- [Exercise aim]:
Leave the pictures out and quote every line from the start of the listing to the line with "MR = [0.2, 0.3, 0.5, 0.7, 1.0, 1.5, 2.0, 3.0, 5.0]", inclusive.

# # # #

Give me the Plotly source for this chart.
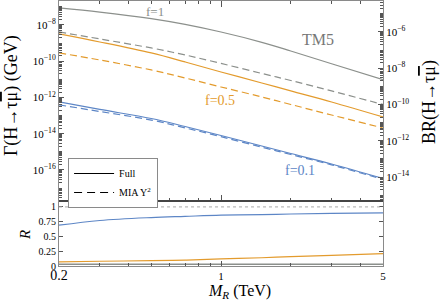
import plotly.graph_objects as go
import math
import numpy as np

# ---------------- data ----------------
MR = [0.2, 0.3, 0.5, 0.7, 1.0, 1.5, 2.0, 3.0, 5.0]  # TeV

gamma_full_f1 = [8.67e-8, 5.15e-8, 2.23e-8, 1.07e-8, 4.06e-9, 1.10e-9, 3.66e-10, 7.23e-11, 9.70e-12]
gamma_mia_f1 = [4.11e-9, 1.69e-9, 5.38e-10, 2.21e-10, 7.52e-11, 2.11e-11, 8.67e-12, 2.29e-12, 4.11e-13]
gamma_full_f05 = [3.18e-9, 1.15e-9, 2.85e-10, 9.10e-11, 2.55e-11, 6.31e-12, 2.29e-12, 5.65e-13, 8.39e-14]
gamma_mia_f05 = [2.85e-10, 1.17e-10, 3.29e-11, 1.19e-11, 3.79e-12, 1.07e-12, 4.11e-13, 1.08e-13, 2.07e-14]
gamma_full_f01 = [5.65e-13, 2.18e-13, 6.93e-14, 2.51e-14, 8.00e-15, 2.11e-15, 8.13e-16, 2.14e-16, 3.40e-17]
gamma_mia_f01 = [3.91e-13, 1.68e-13, 5.69e-14, 2.11e-14, 6.87e-15, 1.83e-15, 7.16e-16, 1.91e-16, 3.05e-17]

R_f01 = [0.69, 0.77, 0.82, 0.84, 0.86, 0.87, 0.88, 0.89, 0.90]
R_f05 = [0.07, 0.08, 0.09, 0.10, 0.12, 0.14, 0.16, 0.18, 0.21]
R_f1 = [0.03, 0.03, 0.03, 0.03, 0.03, 0.03, 0.03, 0.03, 0.03]

GAMMA_H = 4.1e-3  # GeV, SM Higgs width linking the two vertical scales

left_label_exp = [-16, -14, -12, -10, -8]
right_label_exp = [-14, -12, -10, -8, -6]
x_tick_vals = [0.2, 1, 5]
x_tick_text = ["<span style='font-size:14px'>0.2</span>", "1", "5"]
x_minor_vals = [0.3, 0.4, 0.5, 0.6, 0.7, 0.8, 0.9, 2, 3, 4]
R_tick_vals = [0, 0.25, 0.5, 0.75, 1]
R_tick_text = ["0", "0.25", "0.5", "0.75", "1"]

# ---------------- styling ----------------
GRAY = "#8c908c"
ORANGE = "#e39b2d"
BLUE = "#5d86c6"
FRAME = "#8a8a8a"
FONT = "Liberation Serif"
DASH = "7px,4px"
LW = 1.2

log10 = np.log10


def exp_label(e):
    return "10<sup>\u2212%d</sup>" % (-e)


def minor_vals(emin, emax, labelled):
    out = []
    for e in range(emin, emax + 1):
        if e not in labelled:
            out.append(10.0 ** e)
        for k in range(2, 10):
            out.append(k * 10.0 ** e)
    return out


fig = go.Figure()

series = [
    (gamma_full_f1, gamma_mia_f1, GRAY, "f=1"),
    (gamma_full_f05, gamma_mia_f05, ORANGE, "f=0.5"),
    (gamma_full_f01, gamma_mia_f01, BLUE, "f=0.1"),
]
for full, mia, col, name in series:
    fig.add_trace(go.Scatter(x=MR, y=full, mode="lines",
                             line=dict(color=col, width=LW, shape="spline", smoothing=1.0),
                             showlegend=False, xaxis="x", yaxis="y", name=name + " Full"))
    fig.add_trace(go.Scatter(x=MR, y=mia, mode="lines",
                             line=dict(color=col, width=LW, dash=DASH, shape="spline", smoothing=1.0),
                             showlegend=False, xaxis="x", yaxis="y", name=name + " MIA"))

# invisible trace on right axis so it is drawn
fig.add_trace(go.Scatter(x=MR, y=[g / GAMMA_H for g in gamma_full_f1], mode="lines",
                         line=dict(width=0), opacity=0, showlegend=False, hoverinfo="skip",
                         xaxis="x", yaxis="y3"))

# legend entries
fig.add_trace(go.Scatter(x=[None], y=[None], mode="lines", line=dict(color="black", width=LW),
                         name="Full", xaxis="x", yaxis="y"))
fig.add_trace(go.Scatter(x=[None], y=[None], mode="lines", line=dict(color="black", width=LW, dash="8px,5px"),
                         name="MIA Y<sup>2</sup>", xaxis="x", yaxis="y"))

# lower panel: ratio R
for r, col in [(R_f01, BLUE), (R_f05, ORANGE), (R_f1, GRAY)]:
    fig.add_trace(go.Scatter(x=MR, y=r, mode="lines",
                             line=dict(color=col, width=1.6 if col == GRAY else LW, shape="spline"),
                             showlegend=False, xaxis="x2", yaxis="y2"))

split = 65 / 265.0

ylo, yhi = -17.71, -6.68
shift = math.log10(1 / GAMMA_H)

fig.update_layout(
    width=441, height=303,
    margin=dict(l=59, r=58, t=1, b=37, autoexpand=False),
    paper_bgcolor="white", plot_bgcolor="white",
    font=dict(family=FONT, size=11, color="black"),
    xaxis=dict(type="log", range=[log10(0.2), log10(5)], domain=[0, 1], anchor="y",
               showticklabels=False, showgrid=False, zeroline=False,
               showline=True, linecolor=FRAME, linewidth=1, mirror="ticks",
               ticks="inside", tickvals=[1], ticklen=6, tickcolor="#555",
               minor=dict(ticks="inside", tickvals=x_minor_vals, ticklen=3, tickcolor="#555")),
    yaxis=dict(type="log", range=[ylo, yhi], domain=[split, 1], anchor="x",
               showgrid=False, zeroline=False, showline=True, linecolor=FRAME, linewidth=1,
               ticks="inside", tickvals=[10.0 ** e for e in left_label_exp],
               ticktext=[exp_label(e) for e in left_label_exp],
               ticklen=5, tickcolor="#555", tickfont=dict(size=11),
               minor=dict(ticks="inside", tickvals=minor_vals(-18, -7, left_label_exp),
                          ticklen=3, tickcolor="#555")),
    yaxis3=dict(type="log", range=[ylo + shift, yhi + shift], overlaying="y", side="right", anchor="x",
                showgrid=False, zeroline=False, showline=True, linecolor=FRAME, linewidth=1,
                ticks="inside", tickvals=[10.0 ** e for e in right_label_exp],
                ticktext=[exp_label(e) for e in right_label_exp],
                ticklen=5, tickcolor="#555", tickfont=dict(size=11),
                minor=dict(ticks="inside", tickvals=minor_vals(-16, -5, right_label_exp),
                           ticklen=3, tickcolor="#555")),
    xaxis2=dict(type="log", range=[log10(0.2), log10(5)], domain=[0, 1], anchor="y2", matches="x",
                showgrid=False, zeroline=False, showline=True, linecolor=FRAME, linewidth=1, mirror=True,
                ticks="inside", tickvals=x_tick_vals, ticktext=x_tick_text, ticklen=5, tickcolor="#555",
                tickfont=dict(size=11),
                minor=dict(ticks="inside", tickvals=x_minor_vals, ticklen=3, tickcolor="#555")),
    yaxis2=dict(range=[0, 1.1], domain=[0, split], anchor="x2",
                showgrid=False, zeroline=False, showline=True, linecolor=FRAME, linewidth=1, mirror="ticks",
                ticks="inside", tickvals=R_tick_vals, ticktext=R_tick_text, ticklen=4, tickcolor="#555",
                tickfont=dict(size=10)),
    legend=dict(x=0.028, y=0.4075, xanchor="left", yanchor="top", bgcolor="white",
                bordercolor=FRAME, borderwidth=1, font=dict(size=10, family=FONT),
                itemwidth=40, tracegroupgap=0),
    showlegend=True,
)

# R = 1 reference and panel separator
fig.add_shape(type="line", xref="x2 domain", yref="y2", x0=0, x1=1, y0=1, y1=1,
              line=dict(color="#aaaaaa", width=1, dash="3px,3px"))
fig.add_shape(type="line", xref="paper", yref="paper", x0=0, x1=1, y0=split, y1=split,
              line=dict(color="black", width=1.2))

MU_BAR = "<span style='text-decoration:overline'>\u03bc</span>"
ann = [
    dict(text="\u0393(H\u2192\u03c4" + MU_BAR + ") (GeV)", x=-0.148, y=0.6415, textangle=-90, size=18, color="black"),
    dict(text="BR(H\u2192\u03c4" + MU_BAR + ")", x=1.145, y=0.619, textangle=-90, size=18, color="black"),
    dict(text="<i>R</i>", x=-0.105, y=0.117, textangle=-90, size=15, color="black"),
    dict(text="<i>M<sub>R</sub></i> (TeV)", x=0.5586, y=-0.098, textangle=0, size=16, color="black"),
    dict(text="f=1", x=0.296, y=0.962, textangle=0, size=13, color=GRAY),
    dict(text="TM5", x=0.799, y=0.853, textangle=0, size=16, color="#777777"),
    dict(text="f=0.5", x=0.497, y=0.626, textangle=0, size=14, color=ORANGE),
    dict(text="f=0.1", x=0.744, y=0.362, textangle=0, size=14, color=BLUE),
]
for a in ann:
    fig.add_annotation(text=a["text"], xref="paper", yref="paper", x=a["x"], y=a["y"],
                       xanchor="center", yanchor="middle", showarrow=False, textangle=a["textangle"],
                       font=dict(family=FONT, size=a["size"], color=a["color"]))

fig.write_html("out.html", config={"displayModeBar": False},
               post_script="document.body.style.margin='0';document.body.style.overflow='hidden';")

# # # #

- [Finished task]:
Give me the Plotly source for this chart.
import plotly.graph_objects as go
import math
import numpy as np

# ---------------- data ----------------
MR = [0.2, 0.3, 0.5, 0.7, 1.0, 1.5, 2.0, 3.0, 5.0]  # TeV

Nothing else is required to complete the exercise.